## Start

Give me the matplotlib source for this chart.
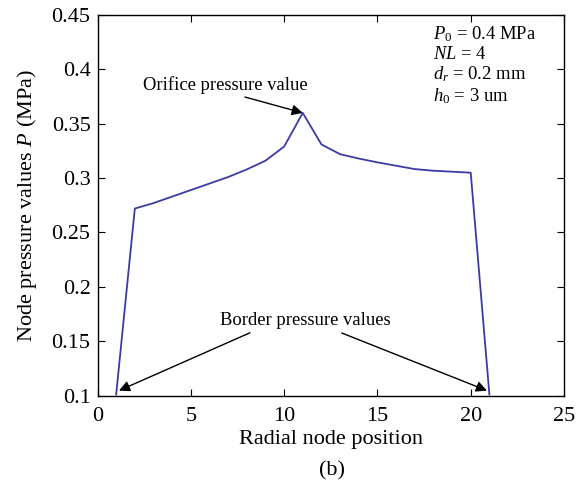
import numpy as np
import matplotlib
matplotlib.use('Agg')
from matplotlib import pyplot as plt

plt.rcParams['font.family'] = ['Liberation Serif', 'DejaVu Serif']
plt.rcParams['mathtext.fontset'] = 'custom'
plt.rcParams['mathtext.rm'] = 'Liberation Serif'
plt.rcParams['mathtext.it'] = 'Liberation Serif:italic'

node = [1, 2, 3, 4, 5, 6, 7, 8, 9, 10, 11, 12, 13, 14, 15, 16, 17, 18, 19, 20, 21]
pressure = [0.101, 0.272, 0.277, 0.283, 0.289, 0.295, 0.301, 0.308, 0.316, 0.329,
            0.360, 0.331, 0.322, 0.318, 0.3145, 0.3114, 0.3083, 0.3068, 0.3059, 0.305, 0.101]

fig = plt.figure(figsize=(5.86, 4.86), dpi=100)
ax = fig.add_axes([0.1664, 0.1862, 0.7961, 0.7828])
ax.plot(node, pressure, color='#3b3ba8', lw=1.3)

ax.set_xlim(0, 25)
ax.set_ylim(0.1, 0.45)
ax.set_xticks([0, 5, 10, 15, 20, 25])
ax.set_yticks([0.1, 0.15, 0.2, 0.25, 0.3, 0.35, 0.4, 0.45])
ax.set_yticklabels(['0.1', '0.15', '0.2', '0.25', '0.3', '0.35', '0.4', '0.45'])
ax.tick_params(direction='in', top=True, right=True, labelsize=16, length=5)
ax.tick_params(axis='x', pad=8)
ax.tick_params(axis='y', pad=5)
for s in ax.spines.values():
    s.set_linewidth(1.0)

ax.set_xlabel('Radial node position', fontsize=16, labelpad=3)
ax.set_ylabel('Node pressure values $\\mathit{P}$ (MPa)', fontsize=16, labelpad=9)
fig.text(0.5664, 0.022, '(b)', fontsize=16, ha='center')

arr = dict(arrowstyle='-|>', color='black', lw=1.0, mutation_scale=16, shrinkA=0, shrinkB=0)
ax.text(6.83, 0.3856, 'Orifice pressure value', fontsize=13.4, ha='center', va='center')
ax.annotate('', xy=(11, 0.360), xytext=(7.9, 0.3746), arrowprops=arr)

ax.text(11.15, 0.1694, 'Border pressure values', fontsize=13.4, ha='center', va='center')
ax.annotate('', xy=(1.15, 0.1045), xytext=(8.17, 0.1577), arrowprops=arr)
ax.annotate('', xy=(20.87, 0.1045), xytext=(13.09, 0.1575), arrowprops=arr)

params = '$\\mathit{P}_0$ = 0.4 MPa\n$\\mathit{NL}$ = 4\n$\\mathit{d_r}$ = 0.2 mm\n$\\mathit{h}_0$ = 3 um'
ax.text(18.0, 0.4415, params, fontsize=13.4, ha='left', va='top', linespacing=1.12)

fig.savefig('out.png', dpi=100)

## End

**Exercise description**
Please take the lines from the beginning of the data above through the line holding "fig.text(0.5664, 0.022, '(b)', fontsize=16, ha='center')" and transcribe them exactly, without any pictures.

**The output**
Give me the matplotlib source for this chart.
import numpy as np
import matplotlib
matplotlib.use('Agg')
from matplotlib import pyplot as plt

plt.rcParams['font.family'] = ['Liberation Serif', 'DejaVu Serif']
plt.rcParams['mathtext.fontset'] = 'custom'
plt.rcParams['mathtext.rm'] = 'Liberation Serif'
plt.rcParams['mathtext.it'] = 'Liberation Serif:italic'

node = [1, 2, 3, 4, 5, 6, 7, 8, 9, 10, 11, 12, 13, 14, 15, 16, 17, 18, 19, 20, 21]
pressure = [0.101, 0.272, 0.277, 0.283, 0.289, 0.295, 0.301, 0.308, 0.316, 0.329,
            0.360, 0.331, 0.322, 0.318, 0.3145, 0.3114, 0.3083, 0.3068, 0.3059, 0.305, 0.101]

fig = plt.figure(figsize=(5.86, 4.86), dpi=100)
ax = fig.add_axes([0.1664, 0.1862, 0.7961, 0.7828])
ax.plot(node, pressure, color='#3b3ba8', lw=1.3)

ax.set_xlim(0, 25)
ax.set_ylim(0.1, 0.45)
ax.set_xticks([0, 5, 10, 15, 20, 25])
ax.set_yticks([0.1, 0.15, 0.2, 0.25, 0.3, 0.35, 0.4, 0.45])
ax.set_yticklabels(['0.1', '0.15', '0.2', '0.25', '0.3', '0.35', '0.4', '0.45'])
ax.tick_params(direction='in', top=True, right=True, labelsize=16, length=5)
ax.tick_params(axis='x', pad=8)
ax.tick_params(axis='y', pad=5)
for s in ax.spines.values():
    s.set_linewidth(1.0)

ax.set_xlabel('Radial node position', fontsize=16, labelpad=3)
ax.set_ylabel('Node pressure values $\\mathit{P}$ (MPa)', fontsize=16, labelpad=9)
fig.text(0.5664, 0.022, '(b)', fontsize=16, ha='center')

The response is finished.